H is for Hawk reminds me of another grief memoir, by a woman who lost her mother (The Long Goodbye, by Meghan O’Rourke). It is self-indulgent in similar ways. In these memoirs about the death of parents, and admittedly my sample size is still quite small, the authors don’t seem consumed by grief like I was, like what C.S. Lewis describes in A Grief Observed. They skip over the emotions of grief and spend most of their time on themselves, on how they healed. H for Hawk is like Wild, where the grieving ‘child’ goes on an epic journey of self-discovery. But:
Do they wrestle with their relationship with the person who died? Is their book about becoming a better person because of that wrestling, or is it about taking on a difficult task to distract them from grief?
I would say the latter is true for H is for Hawk.
Read more in Hawk. She writes short passages on life and death, yet they don’t seem profound to me at all. Her father is still a mystery and barely mentioned. Her grief is just assumed, like of course she’s sad because her father died. ‘Nuff said. There’s no substance to it, it doesn’t make you feel anything when she says she’s grieving, sometimes I think she read what other people said grieving was like to be able to throw in a comment here or there. And even these are astoundingly infrequent.

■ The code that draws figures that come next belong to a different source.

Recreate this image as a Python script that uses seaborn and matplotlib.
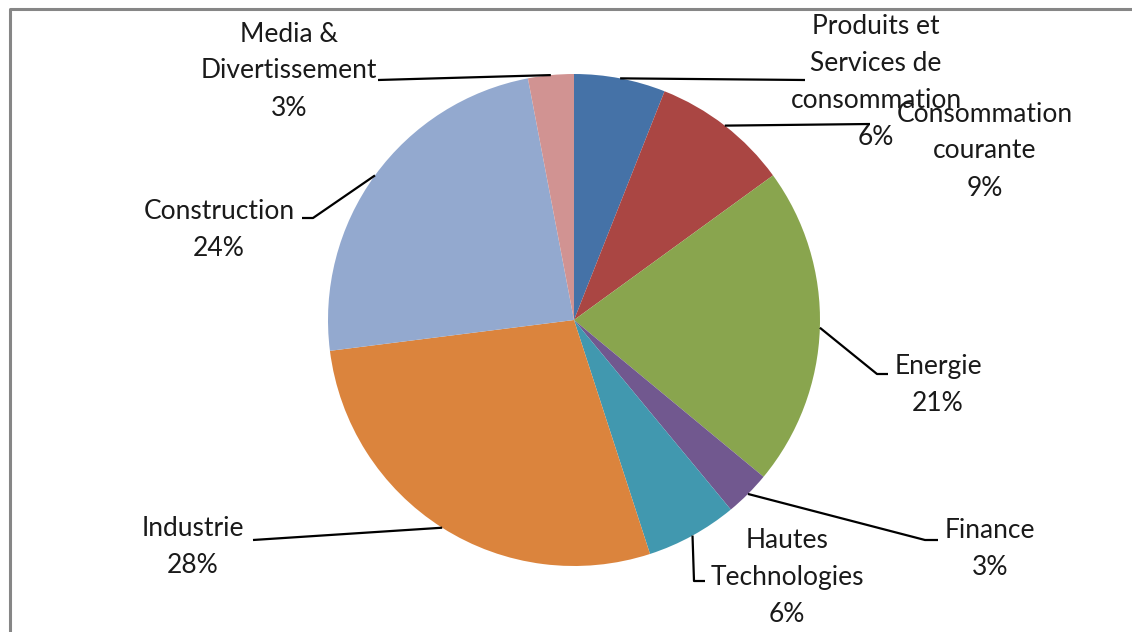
import matplotlib
import matplotlib.pyplot as plt
import numpy as np
import seaborn as sns

matplotlib.use("agg")

# data
sectors = ["Produits et\nServices de\nconsommation", "Consommation\ncourante", "Energie",
           "Finance", "Hautes\nTechnologies", "Industrie", "Construction",
           "Media &\nDivertissement"]
shares = [6, 9, 21, 3, 6, 28, 24, 3]
colors = ["#4572A7", "#AA4643", "#89A54E", "#71588F", "#4198AF", "#DB843D",
          "#93A9CF", "#D19392"]

# label layout in pixels (x, y from top): text centre, leader elbow, leader end
W, H = 1132, 632
CX, CY, R = 574, 320, 246
label_pos = [(876, 82), (985, 151), (938, 385), (990, 549), (787, 577),
             (193, 547), (219, 230), (289, 71)]
elbows = [None, None, (877, 374), (925, 540), (694, 581), None, (313, 218), None]
ends = [(805, 80), (870, 124), (888, 374), (938, 540), (705, 581),
        (253, 540), (302, 218), (378, 80)]

sns.set_theme(style="white")
plt.rcParams["font.family"] = ["Lato", "DejaVu Sans"]

fig = plt.figure(figsize=(W / 100, H / 100), dpi=100)
ax = fig.add_axes([0, 0, 1, 1])

wedges, _ = ax.pie(shares, colors=colors, startangle=90, counterclock=False,
                   center=(CX, H - CY), radius=R, frame=True,
                   wedgeprops=dict(linewidth=0))
ax.set_xlim(0, W)
ax.set_ylim(0, H)
ax.set_aspect("equal")
ax.axis("off")

total = sum(shares)
cum = np.cumsum([0] + shares)
for i, name in enumerate(sectors):
    mid = np.deg2rad(90 - (cum[i] + shares[i] / 2) / total * 360)
    x0, y0 = CX + R * np.cos(mid), H - CY + R * np.sin(mid)
    xs, ys = [x0], [y0]
    if elbows[i]:
        xs.append(elbows[i][0])
        ys.append(H - elbows[i][1])
    xs.append(ends[i][0])
    ys.append(H - ends[i][1])
    ax.plot(xs, ys, color="black", lw=1.6, solid_capstyle="butt")
    tx, ty = label_pos[i]
    ax.text(tx, H - ty, f"{name}\n{shares[i]}%", ha="center", va="center",
            fontsize=19, color="#1a1a1a", linespacing=1.6)

# chart area border (cropped on right and bottom)
ax.plot([10, 10, W + 5], [-5, H - 9, H - 9], color="#868686", lw=2.2,
        clip_on=False)

fig.savefig("out.png", dpi=100)
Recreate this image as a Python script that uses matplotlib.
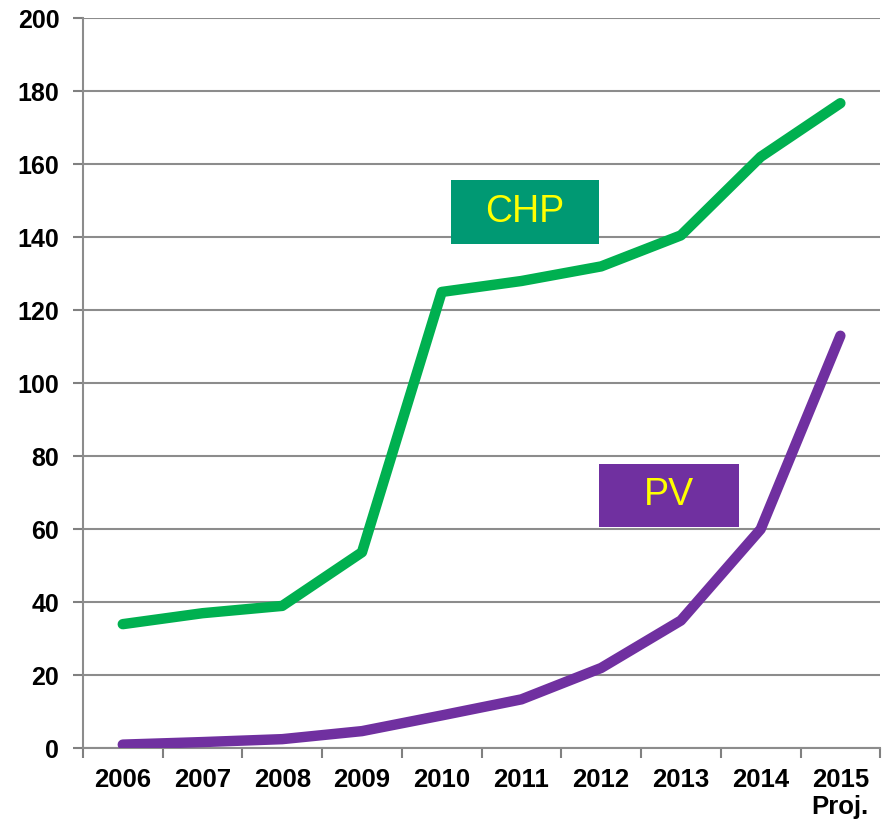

I came home and finished H is for Hawk. What a disappointment. I read some 1-star reviews for it on Amazon yesterday while filling a few minutes before going to a dinner engagement. I agreed with all of them: boring, all about hawks, nothing about father, self-indulgent, has emotional problems not connected to grief, pretentious, anytime she came close to sharing an emotion or feeling she’d duck and run, padded with T.H. White in an incredibly annoying fashion (a large section of the book wasn’t about her at all, it documented the author T.H. White’s struggles to learn how to be a falconer).

Who are these literary types who certify books like this as ‘dazzling’ and lavish awards? My only conclusion is these critics have no idea what grief is.